Interests

Biographical sketch
Barbara Cortese graduated in Material Engineering from the University of Salento, Italy in December 2005, and receveid a PhD in "Nanoscience" on July 2009 at the University of Salento (Italy) discussing the thesis " Smart surfaces for cell adhesion control " supervision Prof. Giuseppe Gigli. During the PhD course she spent one year at the Center for Cell Engineering of Glasgow University, working in the group of Prof. Mathis Riehle. From 2009-2011 she worked as a researcher in Southampton where her work was mainly focused on microfabrication of microfluidic devices for pure RNA extraction using rapid prototyping methods (such as micromilling) and hot embossing with innovative plastic materials such as cyclic olefin polymers and copolymers (COC, COP). In October 2011 she worked on superhydrophobic/oleophilic coatings for oil water separation and superhydrophobic coatings, in particular diamond like carbon coated textiles in the CNR-ISMN (Rome). At present, she is a researcher at the CNR- Nanotec working as a PI on a My First Grant (MFAG) AIRC on the mechanotactic response of glioma cells to substrates of different rigidity.
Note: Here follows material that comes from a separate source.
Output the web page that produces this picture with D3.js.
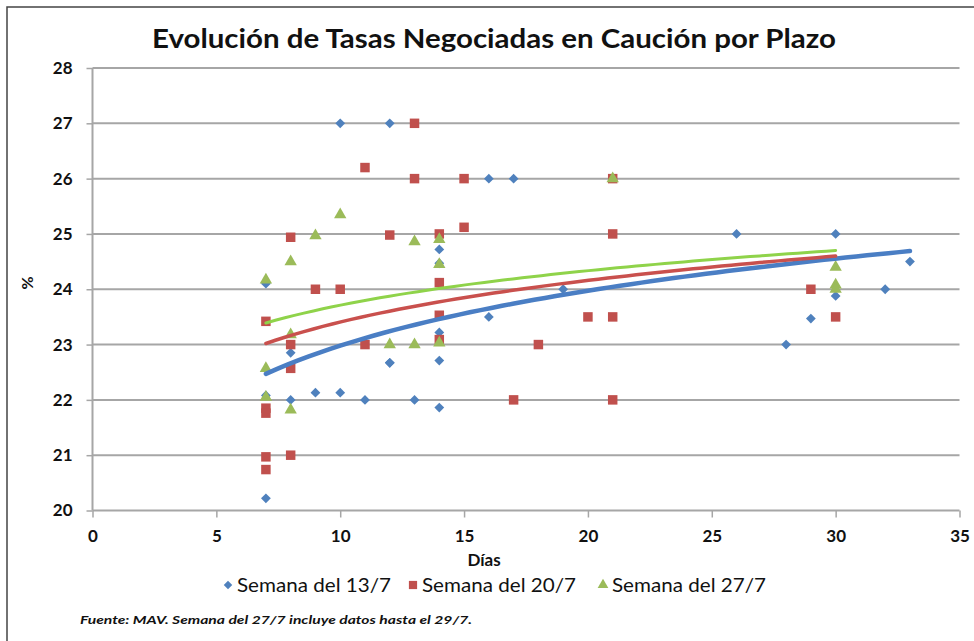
<!DOCTYPE html>
<html>
<head>
<meta charset="utf-8">
<script src="https://cdn.jsdelivr.net/npm/d3@7"></script>
<style>
  body { margin: 0; background: #fff; }
  text { font-family: Lato, "Open Sans", sans-serif; fill: #111; }
  .tick text { font-weight: bold; font-size: 17px; }
  .grid line { stroke: #a6a6a6; stroke-width: 2; }
</style>
</head>
<body>
<svg id="chart" width="974" height="641"></svg>
<script>
'use strict';

// Semana del 13/7 (dias, tasa %)
var dias137 = [7, 7, 7, 8, 8, 9, 10, 10, 11, 12, 12, 12, 13, 14, 14, 14, 14, 14, 16, 16, 17, 19, 26, 28, 29, 30, 30, 32, 33];
var tasa137 = [24.1, 22.08, 20.22, 22.85, 22.0, 22.13, 27.0, 22.13, 22.0, 27.0, 22.67, 22.67, 22.0, 24.72, 24.47, 23.22, 22.71, 21.86, 26.0, 23.5, 26.0, 24.0, 25.0, 23.0, 23.47, 25.0, 23.88, 24.0, 24.5];

// Semana del 20/7
var dias207 = [7, 7, 7, 7, 7, 8, 8, 8, 8, 9, 10, 11, 11, 12, 13, 13, 14, 14, 14, 14, 15, 15, 17, 18, 20, 21, 21, 21, 21, 29, 30];
var tasa207 = [23.42, 21.85, 21.76, 20.97, 20.74, 24.94, 23.0, 22.57, 21.0, 24.0, 24.0, 26.2, 23.0, 24.98, 27.0, 26.0, 25.0, 24.12, 23.53, 23.09, 26.0, 25.12, 22.0, 23.0, 23.5, 26.0, 25.0, 23.5, 22.0, 24.0, 23.5];

// Semana del 27/7
var dias277 = [7, 7, 7, 8, 8, 8, 9, 10, 12, 13, 13, 14, 14, 14, 21, 30, 30, 30];
var tasa277 = [24.17, 22.57, 22.05, 24.5, 23.18, 21.82, 24.97, 25.35, 23.0, 24.86, 23.0, 24.9, 24.45, 23.03, 26.0, 24.4, 24.08, 24.0];

// logarithmic trend lines: tasa = a + b * ln(dias)
var trendA = [19.683, 20.907, 21.639];
var trendB = [1.432, 1.0857, 0.900];
var trendRange = [[7, 33], [7, 30], [7, 30]];

var seriesNames = ['Semana del 13/7', 'Semana del 20/7', 'Semana del 27/7'];
var xTicks = [0, 5, 10, 15, 20, 25, 30, 35];
var yTicks = [20, 21, 22, 23, 24, 25, 26, 27, 28];

var series = [
    { name: seriesNames[0], x: dias137, y: tasa137, color: '#4f81bd', trend: '#4a7ec4', trendW: 4.5, symbol: d3.symbolSquare, size: 48, rot: 45 },
    { name: seriesNames[1], x: dias207, y: tasa207, color: '#c0504d', trend: '#c9504d', trendW: 3.5, symbol: d3.symbolSquare, size: 90, rot: 0 },
    { name: seriesNames[2], x: dias277, y: tasa277, color: '#9bbb59', trend: '#8fd34a', trendW: 3, symbol: d3.symbolTriangle, size: 66, rot: 0 }
];

var svg = d3.select('#chart');

// outer frame (cropped on the right/bottom)
svg.append('rect')
    .attr('x', 7).attr('y', 7)
    .attr('width', 1000).attr('height', 700)
    .attr('fill', 'none')
    .attr('stroke', '#444').attr('stroke-width', 1.5);

var plotLeft = 92.5, plotRight = 959.5, plotTop = 68, plotBottom = 510.5;

var x = d3.scaleLinear().domain([0, 35]).range([plotLeft, plotRight]);
var y = d3.scaleLinear().domain([20, 28]).range([plotBottom, plotTop]);

// horizontal gridlines
svg.append('g').attr('class', 'grid')
    .selectAll('line')
    .data(yTicks.filter(function(t) { return t > 20; }))
    .enter().append('line')
        .attr('x1', plotLeft).attr('x2', plotRight)
        .attr('y1', function(d) { return y(d); })
        .attr('y2', function(d) { return y(d); });

var yAxis = svg.append('g')
    .attr('transform', 'translate(' + plotLeft + ',0)')
    .call(d3.axisLeft(y).tickValues(yTicks).tickSize(6).tickPadding(14).tickFormat(d3.format('d')));

var xAxis = svg.append('g')
    .attr('transform', 'translate(0,' + plotBottom + ')')
    .call(d3.axisBottom(x).tickValues(xTicks).tickSize(7).tickPadding(12).tickFormat(d3.format('d')));

[yAxis, xAxis].forEach(function(ax) {
    ax.select('.domain').attr('stroke', '#a6a6a6').attr('stroke-width', 2);
    ax.selectAll('.tick line').attr('stroke', '#a6a6a6').attr('stroke-width', 1.5);
    ax.selectAll('.tick text').attr('fill', '#111');
});
xAxis.select('.domain').attr('d', 'M' + plotLeft + ',0H' + plotRight);
yAxis.select('.domain').attr('d', 'M0,' + plotTop + 'V' + plotBottom);

// markers
series.forEach(function(s) {
    var pts = s.x.map(function(d, i) { return [d, s.y[i]]; });
    svg.append('g')
        .selectAll('path')
        .data(pts)
        .enter().append('path')
            .attr('d', d3.symbol().type(s.symbol).size(s.size))
            .attr('transform', function(d) {
                return 'translate(' + x(d[0]) + ',' + y(d[1]) + ') rotate(' + s.rot + ')';
            })
            .attr('fill', s.color);
});

// trend lines
var line = d3.line()
    .x(function(d) { return x(d[0]); })
    .y(function(d) { return y(d[1]); });

series.forEach(function(s, k) {
    var x0 = trendRange[k][0], x1 = trendRange[k][1];
    var pts = d3.range(0, 61).map(function(i) {
        var xv = x0 + (x1 - x0) * i / 60;
        return [xv, trendA[k] + trendB[k] * Math.log(xv)];
    });
    svg.append('path')
        .datum(pts)
        .attr('d', line)
        .attr('fill', 'none')
        .attr('stroke', s.trend)
        .attr('stroke-width', s.trendW)
        .attr('stroke-linecap', 'round');
});

// title & axis titles
svg.append('text')
    .attr('x', 494).attr('y', 48)
    .attr('text-anchor', 'middle')
    .attr('textLength', 684).attr('lengthAdjust', 'spacingAndGlyphs')
    .style('font-size', '27px').style('font-weight', 'bold')
    .text('Evolución de Tasas Negociadas en Caución por Plazo');

svg.append('text')
    .attr('transform', 'translate(33,283) rotate(-90)')
    .attr('text-anchor', 'middle')
    .style('font-size', '16px').style('font-weight', 'bold')
    .text('%');

svg.append('text')
    .attr('x', 484).attr('y', 566)
    .attr('text-anchor', 'middle')
    .style('font-size', '17px').style('font-weight', 'bold')
    .text('Días');

// legend
var legendX = [228, 413, 603];
var legend = svg.append('g');
series.forEach(function(s, i) {
    legend.append('path')
        .attr('d', d3.symbol().type(s.symbol).size(s.size * 0.75))
        .attr('transform', 'translate(' + legendX[i] + ',585) rotate(' + s.rot + ')')
        .attr('fill', s.color);
    legend.append('text')
        .attr('x', legendX[i] + 9).attr('y', 592)
        .attr('textLength', 154).attr('lengthAdjust', 'spacingAndGlyphs')
        .style('font-size', '20px')
        .text(s.name);
});

svg.append('text')
    .attr('x', 80).attr('y', 624)
    .attr('textLength', 392).attr('lengthAdjust', 'spacingAndGlyphs')
    .style('font-size', '12px').style('font-style', 'italic').style('font-weight', 'bold')
    .text('Fuente: MAV. Semana del 27/7 incluye datos hasta el 29/7.');
</script>
</body>
</html>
Her research interest includes timelapse imaging, morphology and calcium imaging as well as applying electrotactic cues for the control of cell movement. She works also in collaboration with the group of Neuroscience directed by Prof. Davide Ragozzino and Prof. Silvia Di Angelantonio.

Research interests
The over-arching goal of my research is to understand how cells interact with microenvironment particularly with mechanical and topographical cues. Particular areas of interest include superoleophilic, superhydrophobic/hydrophilic surfaces, special wettability, membranes, bio-inspired functional materials, identifying critical mechanical and electrical cues for controlling adhesion and mobility of cell culture; developing a substrates that mechanically and topographically mimics cell interactions, customizable high-aspect-ratio micro/nanostructures, and other smart surfaces; mechanically active and/or textured anti-biofouling surfaces; rapid application and scaling up of nanostructured surfaces. The approaches my lab employs are very multidisciplinary including microfluidics, biomaterials, quantitative imaging, and cell culture.